By Adedapo Adesanya
Brent crude futures climbed by $1.82 or 1.98 per cent to $93.70 per barrel on Thursday, the highest level this year, as expectations of tighter supply outweighed worries about weaker economic growth.
Also, the US West Texas Intermediate (WTI) crude gained $1.64 or 1.85 per cent during the trading session to close at $90.16 per barrel, the highest for the first time since last November.
The International Energy Agency said Saudi Arabia and Russia’s extended oil output cuts would result in a market deficit through the fourth quarter.
Prices had previously pulled back on a bearish US inventories report before resuming their climb.
The Organisation of the Petroleum Exporting Countries (OPEC) and its allies, known as OPEC+, began limiting supplies in 2022 to bolster the market.
Earlier this month, benchmark Brent crude breached $90 a barrel for the first time this year after OPEC+ leaders Saudi Arabia and Russia extended their combined 1.3 million barrel per day cuts until the end of 2023.
Output curbs by OPEC+ members of more than 2.5 million barrels per day since the start of 2023 have so far been offset by higher supplies from producers outside the alliance, including the United States, Brazil and still under sanctions, Iran, the agency said.
“But from September onwards, the loss of OPEC+ production… will drive a significant supply shortfall through the fourth quarter,” it said in its monthly oil report.
However, the lack of cuts at the start of next year would shift the balance to a surplus, the agency said, highlighting that stocks will be at uncomfortably low levels, increasing the risk of another surge in volatility in a fragile economic environment.

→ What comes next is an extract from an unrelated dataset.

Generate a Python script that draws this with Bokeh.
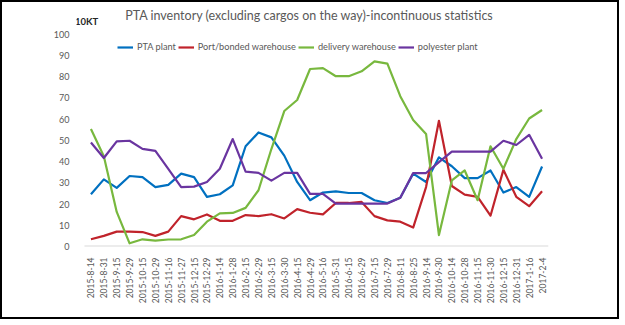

Prior to the IEA report, OPEC issued updated forecasts of solid demand and also pointed to a 2023 supply deficit if production cuts are maintained.
Market analysts warned that the move by Saudi Arabia and Russia could constrain supplies as the market approaches the peak northern hemisphere demand season for the winter period.
The European Central Bank (ECB) raised its key interest rate to a record peak but signalled this was likely its final move to tame inflation.
At the meeting on Thursday, it announced a 25-basis-point increase, and this pushed the rate the ECB pays on bank deposits to 4.0 per cent, the highest level since the Euro currency was launched in 1999.
Meanwhile, the central bank in China, the world’s second-largest oil consumer, said it would cut the amount of cash that banks must hold as reserves for the second time this year to boost liquidity and support the country’s economic recovery.
China’s economic recovery has remained choppy, worrying markets about demand.